Write out all of the data exactly as it appears.

══════════════════════════════

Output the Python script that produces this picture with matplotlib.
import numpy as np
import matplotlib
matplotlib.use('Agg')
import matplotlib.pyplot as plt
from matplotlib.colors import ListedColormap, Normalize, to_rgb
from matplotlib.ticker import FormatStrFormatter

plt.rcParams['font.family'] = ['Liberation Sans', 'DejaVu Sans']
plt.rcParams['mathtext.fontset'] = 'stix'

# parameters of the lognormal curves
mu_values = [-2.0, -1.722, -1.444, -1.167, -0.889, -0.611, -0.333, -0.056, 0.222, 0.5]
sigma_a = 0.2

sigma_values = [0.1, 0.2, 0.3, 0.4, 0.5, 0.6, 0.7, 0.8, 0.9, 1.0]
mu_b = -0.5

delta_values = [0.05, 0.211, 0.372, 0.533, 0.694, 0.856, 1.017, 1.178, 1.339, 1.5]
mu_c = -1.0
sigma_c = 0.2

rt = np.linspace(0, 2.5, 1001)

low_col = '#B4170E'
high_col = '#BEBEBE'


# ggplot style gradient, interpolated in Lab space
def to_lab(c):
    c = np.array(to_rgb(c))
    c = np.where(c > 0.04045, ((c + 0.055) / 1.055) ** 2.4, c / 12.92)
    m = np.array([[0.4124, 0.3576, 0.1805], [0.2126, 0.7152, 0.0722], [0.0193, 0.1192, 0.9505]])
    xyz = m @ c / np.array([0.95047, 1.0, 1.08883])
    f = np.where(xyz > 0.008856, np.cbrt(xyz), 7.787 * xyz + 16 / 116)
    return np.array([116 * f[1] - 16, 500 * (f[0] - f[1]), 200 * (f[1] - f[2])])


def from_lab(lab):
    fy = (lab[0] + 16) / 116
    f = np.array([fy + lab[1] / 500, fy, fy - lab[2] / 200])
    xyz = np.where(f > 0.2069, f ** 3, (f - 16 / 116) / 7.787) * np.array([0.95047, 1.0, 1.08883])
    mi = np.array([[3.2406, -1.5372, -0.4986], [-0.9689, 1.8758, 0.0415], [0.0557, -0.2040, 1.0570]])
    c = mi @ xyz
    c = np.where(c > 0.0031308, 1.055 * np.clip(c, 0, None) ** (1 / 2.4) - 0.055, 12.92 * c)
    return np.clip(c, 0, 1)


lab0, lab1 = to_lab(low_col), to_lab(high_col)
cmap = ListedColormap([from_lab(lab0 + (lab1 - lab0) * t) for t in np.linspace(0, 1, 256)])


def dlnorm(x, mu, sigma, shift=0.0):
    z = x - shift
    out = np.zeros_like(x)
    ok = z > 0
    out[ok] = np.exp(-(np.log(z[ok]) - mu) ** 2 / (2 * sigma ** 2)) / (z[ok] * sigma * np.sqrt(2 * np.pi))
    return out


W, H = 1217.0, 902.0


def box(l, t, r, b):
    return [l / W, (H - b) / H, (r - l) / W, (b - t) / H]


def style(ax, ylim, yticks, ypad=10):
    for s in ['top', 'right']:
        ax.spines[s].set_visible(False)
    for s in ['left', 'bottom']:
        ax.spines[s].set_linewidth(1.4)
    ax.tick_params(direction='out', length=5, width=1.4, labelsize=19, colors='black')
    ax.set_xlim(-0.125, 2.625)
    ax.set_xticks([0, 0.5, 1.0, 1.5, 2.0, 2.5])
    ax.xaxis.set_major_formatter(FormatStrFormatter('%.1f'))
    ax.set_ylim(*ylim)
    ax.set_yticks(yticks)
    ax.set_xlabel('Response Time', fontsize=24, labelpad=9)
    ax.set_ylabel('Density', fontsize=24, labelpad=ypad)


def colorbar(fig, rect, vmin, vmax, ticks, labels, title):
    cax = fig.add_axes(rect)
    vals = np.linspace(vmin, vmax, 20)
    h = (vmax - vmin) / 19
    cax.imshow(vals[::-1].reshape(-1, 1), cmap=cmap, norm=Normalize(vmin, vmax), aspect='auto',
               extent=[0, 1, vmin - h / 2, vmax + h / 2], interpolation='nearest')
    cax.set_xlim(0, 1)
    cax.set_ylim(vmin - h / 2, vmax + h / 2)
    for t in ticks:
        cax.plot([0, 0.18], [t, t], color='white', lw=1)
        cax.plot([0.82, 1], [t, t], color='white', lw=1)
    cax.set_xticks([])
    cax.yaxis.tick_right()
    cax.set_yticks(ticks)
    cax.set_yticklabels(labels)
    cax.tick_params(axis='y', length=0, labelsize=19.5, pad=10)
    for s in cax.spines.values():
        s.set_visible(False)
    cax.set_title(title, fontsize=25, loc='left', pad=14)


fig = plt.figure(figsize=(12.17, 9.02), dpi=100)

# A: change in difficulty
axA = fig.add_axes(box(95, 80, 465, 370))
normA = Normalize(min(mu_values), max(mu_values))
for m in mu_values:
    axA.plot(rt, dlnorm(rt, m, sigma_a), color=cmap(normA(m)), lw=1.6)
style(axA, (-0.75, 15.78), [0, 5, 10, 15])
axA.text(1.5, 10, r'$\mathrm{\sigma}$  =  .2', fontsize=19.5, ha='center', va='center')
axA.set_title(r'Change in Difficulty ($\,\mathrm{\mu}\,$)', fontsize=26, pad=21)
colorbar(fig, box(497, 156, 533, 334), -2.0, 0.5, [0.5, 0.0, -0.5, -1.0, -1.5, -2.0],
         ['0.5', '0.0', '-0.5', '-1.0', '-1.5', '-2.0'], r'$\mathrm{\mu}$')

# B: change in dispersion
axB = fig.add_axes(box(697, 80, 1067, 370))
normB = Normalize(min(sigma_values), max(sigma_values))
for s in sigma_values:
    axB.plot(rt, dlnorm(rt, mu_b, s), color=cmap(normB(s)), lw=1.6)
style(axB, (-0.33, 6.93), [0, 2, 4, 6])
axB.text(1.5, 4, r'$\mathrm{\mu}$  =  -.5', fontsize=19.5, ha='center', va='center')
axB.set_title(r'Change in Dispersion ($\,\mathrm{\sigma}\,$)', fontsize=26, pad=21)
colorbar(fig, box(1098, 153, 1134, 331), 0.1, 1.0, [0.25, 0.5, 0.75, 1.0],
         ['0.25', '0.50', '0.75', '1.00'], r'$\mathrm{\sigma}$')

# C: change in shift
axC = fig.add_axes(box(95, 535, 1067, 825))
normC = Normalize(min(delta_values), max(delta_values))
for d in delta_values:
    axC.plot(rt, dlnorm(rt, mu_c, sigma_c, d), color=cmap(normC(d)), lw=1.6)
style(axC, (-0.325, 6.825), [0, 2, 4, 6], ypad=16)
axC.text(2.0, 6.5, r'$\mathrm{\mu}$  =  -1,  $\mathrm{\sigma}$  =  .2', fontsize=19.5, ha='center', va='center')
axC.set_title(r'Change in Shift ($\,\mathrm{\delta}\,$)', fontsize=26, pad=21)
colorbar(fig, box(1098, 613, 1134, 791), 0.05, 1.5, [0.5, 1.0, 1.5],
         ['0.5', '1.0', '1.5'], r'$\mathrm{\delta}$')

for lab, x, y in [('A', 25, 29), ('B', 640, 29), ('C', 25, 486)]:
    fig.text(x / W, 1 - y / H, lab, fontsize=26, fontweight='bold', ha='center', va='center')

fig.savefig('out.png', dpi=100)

══════════════════════════════

*Expected output*
Output the Python script that produces this picture with matplotlib.
import numpy as np
import matplotlib
matplotlib.use('Agg')
import matplotlib.pyplot as plt
from matplotlib.colors import ListedColormap, Normalize, to_rgb
from matplotlib.ticker import FormatStrFormatter

plt.rcParams['font.family'] = ['Liberation Sans', 'DejaVu Sans']
plt.rcParams['mathtext.fontset'] = 'stix'

# parameters of the lognormal curves
mu_values = [-2.0, -1.722, -1.444, -1.167, -0.889, -0.611, -0.333, -0.056, 0.222, 0.5]
sigma_a = 0.2

sigma_values = [0.1, 0.2, 0.3, 0.4, 0.5, 0.6, 0.7, 0.8, 0.9, 1.0]
mu_b = -0.5

delta_values = [0.05, 0.211, 0.372, 0.533, 0.694, 0.856, 1.017, 1.178, 1.339, 1.5]
mu_c = -1.0
sigma_c = 0.2

rt = np.linspace(0, 2.5, 1001)

low_col = '#B4170E'
high_col = '#BEBEBE'


# ggplot style gradient, interpolated in Lab space
def to_lab(c):
    c = np.array(to_rgb(c))
    c = np.where(c > 0.04045, ((c + 0.055) / 1.055) ** 2.4, c / 12.92)
    m = np.array([[0.4124, 0.3576, 0.1805], [0.2126, 0.7152, 0.0722], [0.0193, 0.1192, 0.9505]])
    xyz = m @ c / np.array([0.95047, 1.0, 1.08883])
    f = np.where(xyz > 0.008856, np.cbrt(xyz), 7.787 * xyz + 16 / 116)
    return np.array([116 * f[1] - 16, 500 * (f[0] - f[1]), 200 * (f[1] - f[2])])


def from_lab(lab):
    fy = (lab[0] + 16) / 116
    f = np.array([fy + lab[1] / 500, fy, fy - lab[2] / 200])
    xyz = np.where(f > 0.2069, f ** 3, (f - 16 / 116) / 7.787) * np.array([0.95047, 1.0, 1.08883])
    mi = np.array([[3.2406, -1.5372, -0.4986], [-0.9689, 1.8758, 0.0415], [0.0557, -0.2040, 1.0570]])
    c = mi @ xyz
    c = np.where(c > 0.0031308, 1.055 * np.clip(c, 0, None) ** (1 / 2.4) - 0.055, 12.92 * c)
    return np.clip(c, 0, 1)


lab0, lab1 = to_lab(low_col), to_lab(high_col)
cmap = ListedColormap([from_lab(lab0 + (lab1 - lab0) * t) for t in np.linspace(0, 1, 256)])


def dlnorm(x, mu, sigma, shift=0.0):
    z = x - shift
    out = np.zeros_like(x)
    ok = z > 0
    out[ok] = np.exp(-(np.log(z[ok]) - mu) ** 2 / (2 * sigma ** 2)) / (z[ok] * sigma * np.sqrt(2 * np.pi))
    return out


W, H = 1217.0, 902.0


def box(l, t, r, b):
    return [l / W, (H - b) / H, (r - l) / W, (b - t) / H]


def style(ax, ylim, yticks, ypad=10):
    for s in ['top', 'right']:
        ax.spines[s].set_visible(False)
    for s in ['left', 'bottom']:
        ax.spines[s].set_linewidth(1.4)
    ax.tick_params(direction='out', length=5, width=1.4, labelsize=19, colors='black')
    ax.set_xlim(-0.125, 2.625)
    ax.set_xticks([0, 0.5, 1.0, 1.5, 2.0, 2.5])
    ax.xaxis.set_major_formatter(FormatStrFormatter('%.1f'))
    ax.set_ylim(*ylim)
    ax.set_yticks(yticks)
    ax.set_xlabel('Response Time', fontsize=24, labelpad=9)
    ax.set_ylabel('Density', fontsize=24, labelpad=ypad)


def colorbar(fig, rect, vmin, vmax, ticks, labels, title):
    cax = fig.add_axes(rect)
    vals = np.linspace(vmin, vmax, 20)
    h = (vmax - vmin) / 19
    cax.imshow(vals[::-1].reshape(-1, 1), cmap=cmap, norm=Normalize(vmin, vmax), aspect='auto',
               extent=[0, 1, vmin - h / 2, vmax + h / 2], interpolation='nearest')
    cax.set_xlim(0, 1)
    cax.set_ylim(vmin - h / 2, vmax + h / 2)
    for t in ticks:
        cax.plot([0, 0.18], [t, t], color='white', lw=1)
        cax.plot([0.82, 1], [t, t], color='white', lw=1)
    cax.set_xticks([])
    cax.yaxis.tick_right()
    cax.set_yticks(ticks)
    cax.set_yticklabels(labels)
    cax.tick_params(axis='y', length=0, labelsize=19.5, pad=10)
    for s in cax.spines.values():
        s.set_visible(False)
    cax.set_title(title, fontsize=25, loc='left', pad=14)


fig = plt.figure(figsize=(12.17, 9.02), dpi=100)

# A: change in difficulty
axA = fig.add_axes(box(95, 80, 465, 370))
normA = Normalize(min(mu_values), max(mu_values))
for m in mu_values:
    axA.plot(rt, dlnorm(rt, m, sigma_a), color=cmap(normA(m)), lw=1.6)
style(axA, (-0.75, 15.78), [0, 5, 10, 15])
axA.text(1.5, 10, r'$\mathrm{\sigma}$  =  .2', fontsize=19.5, ha='center', va='center')
axA.set_title(r'Change in Difficulty ($\,\mathrm{\mu}\,$)', fontsize=26, pad=21)
colorbar(fig, box(497, 156, 533, 334), -2.0, 0.5, [0.5, 0.0, -0.5, -1.0, -1.5, -2.0],
         ['0.5', '0.0', '-0.5', '-1.0', '-1.5', '-2.0'], r'$\mathrm{\mu}$')

# B: change in dispersion
axB = fig.add_axes(box(697, 80, 1067, 370))
normB = Normalize(min(sigma_values), max(sigma_values))
for s in sigma_values:
    axB.plot(rt, dlnorm(rt, mu_b, s), color=cmap(normB(s)), lw=1.6)
style(axB, (-0.33, 6.93), [0, 2, 4, 6])
axB.text(1.5, 4, r'$\mathrm{\mu}$  =  -.5', fontsize=19.5, ha='center', va='center')
axB.set_title(r'Change in Dispersion ($\,\mathrm{\sigma}\,$)', fontsize=26, pad=21)
colorbar(fig, box(1098, 153, 1134, 331), 0.1, 1.0, [0.25, 0.5, 0.75, 1.0],
         ['0.25', '0.50', '0.75', '1.00'], r'$\mathrm{\sigma}$')

# C: change in shift
axC = fig.add_axes(box(95, 535, 1067, 825))
normC = Normalize(min(delta_values), max(delta_values))
for d in delta_values:
    axC.plot(rt, dlnorm(rt, mu_c, sigma_c, d), color=cmap(normC(d)), lw=1.6)
style(axC, (-0.325, 6.825), [0, 2, 4, 6], ypad=16)
axC.text(2.0, 6.5, r'$\mathrm{\mu}$  =  -1,  $\mathrm{\sigma}$  =  .2', fontsize=19.5, ha='center', va='center')
axC.set_title(r'Change in Shift ($\,\mathrm{\delta}\,$)', fontsize=26, pad=21)
colorbar(fig, box(1098, 613, 1134, 791), 0.05, 1.5, [0.5, 1.0, 1.5],
         ['0.5', '1.0', '1.5'], r'$\mathrm{\delta}$')

for lab, x, y in [('A', 25, 29), ('B', 640, 29), ('C', 25, 486)]:
    fig.text(x / W, 1 - y / H, lab, fontsize=26, fontweight='bold', ha='center', va='center')

fig.savefig('out.png', dpi=100)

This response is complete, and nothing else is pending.